I’m at the Art Librarians’ Conference, MySpace is an ArtSpace in Brisbane.
Me – Second Life as a platform: social space, art space, real space
My keynote was called – to keep with the theme – Second Life as a platform: social space, art space, real space. It involved about 17 minutes of machinima that I created to illustrate my points, so I’m not inserting the slides here as they don’t make too much sense. Basically I talked about:
1. Fly over of Info Island.

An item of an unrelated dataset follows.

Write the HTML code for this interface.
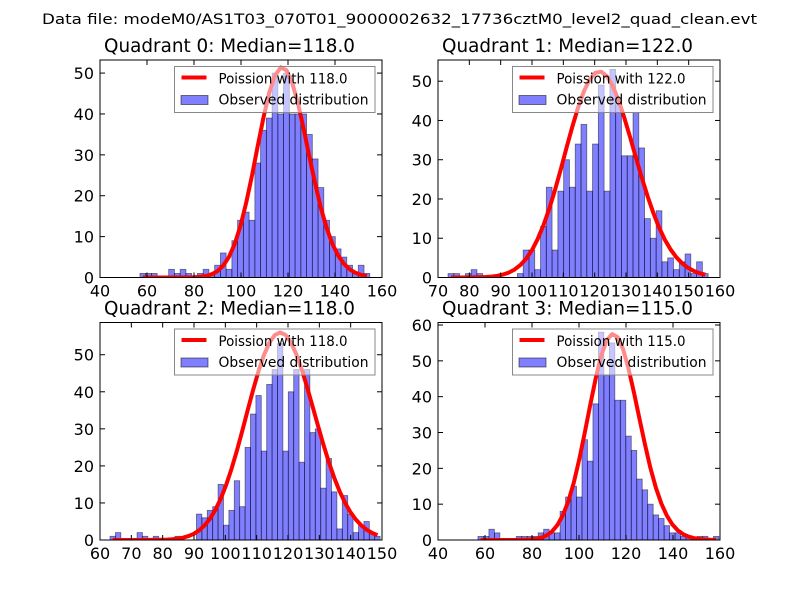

Machinima
2. What is Second Life, Limitations, Possibilities and Libraries
3. Questions about Real Life concepts raised by a MUVE:
- Identity
- Individuality
- The Body
- Ability and disability
- Having a voice
- “Game” and “play”
- Time
- Location
- Co-presence
- Intellectual property
- Public and private
- Lawfulness
- Consumption
- Visual metaphor
- Representation
- Aesthetics
- Exhibit
4. Art Objects not born digital in Second Life – Sistine Chapel at Vassar island and Machinima of Info Island art gallery and Museum of Music
5. Art Objects born digital in Second Life - Machinima of Babelswarm, the Australian Arts Council funded project
6. Art in the Space between Real Life and Second Life – Augmented Reality. Excerpt from little movie of Julian Stadon’s SLARIPS installation
7. I finished up with a clip of an art environment built just to make a movie. I didn’t want to spoil the mood afterward, so the last two slides just said “Aaaaaaaah” and “Thank You”. Robbie Dingo’s Watch the Worlds clip is below so you understand what I mean:
Axel Bruns, who was the second keynote speaker has blogged the session, New Impulses for Libraries: Drawing on Second Life and Produsage… so you can check out what a third party thought.

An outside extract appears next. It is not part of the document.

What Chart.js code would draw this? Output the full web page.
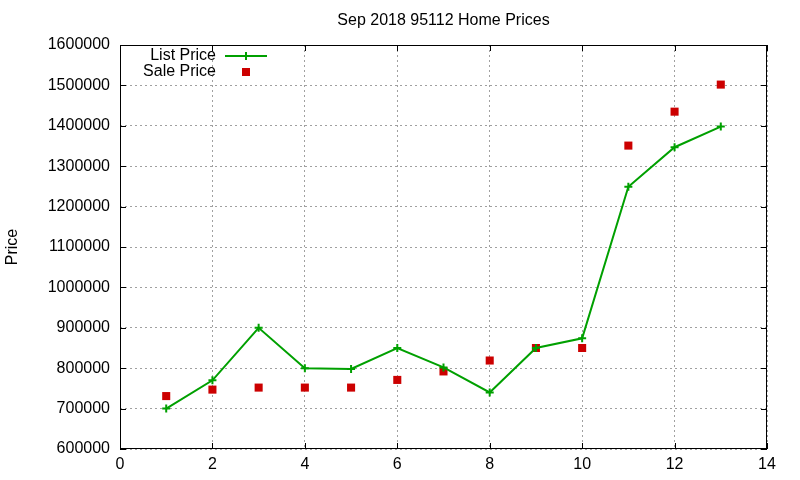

Axel Bruns – All the world’s a library: produsage and user-led curation
Axel’s talk was just what I wanted to hear about. In his book Blogs, Wikipedia, Second Life and Beyond: From Production to Produsage he raises the idea of “produsage”. It’s the idea that in order to use new web sites, you have to produce output. He showed a great image of peoples’ tracks in the snow – making similar points to Stephen Abram with his “Paths of Intention” slide. People will find their own ways to navigate and organise information and often will join together to create the pathways. Axel talked a lot about tagging and folksomies and what this means to librarianship. He still saw our jobs as important, but pointed out that there is just too much information to control and catalogue, so we are going to have to find different ways. I liked his point about “folk experts” – these are the people who know about the knowledge in their area and how it is organised online – maybe they will become the librarians of the future.His slides are online at his blog All the World’s a Library: Produsage and User-Led Curation (ARLIS 2008)
Kelly McKeon – The “virtual clubhouse” the ARLIS/ANZ website, web 2.0 and our future
This used material from a paper given by Kelly and Ellen Thompson at the last ALIA conference: M IS FOR MEETING PLACES: THE ARTS LIBRARIES SOCIETY OF AUSTRALIA AND NEW ZEALAND BUILDS A VIRTUAL WEB 2.0 ‘CLUBHOUSE
The ARLIS website was created by students in the Creative Industries Faculty at QUT using drupal. They had three groups of students working on the project and were able to take the idea that most appealed to them. Most universities have units where students who have to complete a task like this for third parties – it’s how we get environments built on Murdoch University Island in Second Life. If you are a library that wants something specific and techie prototyped, you may want to contact the techie faculties at your local uni to see whether you can form a partnership.
Tom Irwin – From Inhouse Index to Online Database
The University of Auckland has maintained a press cuttings index about NZ art and artists since the 1960′s. They also had n in-house journals index. To talked about the decisions and process to create a database using Inmagic, which is ultimately marketed as a site license at NZ$2500. He talked about the standardisation between the two resources and how they augmented the “Getty Art and Architecture Thesaurus” with some of their own local terms. It raised questions to me about Open Access in light of the recent Brisbane Declaration .
>>>>>>>>>>>>>>>..
I’m really enjoying the mix of formal and informal sessions. There have been tours and formal meetings and a gallery exhibition as well as papers.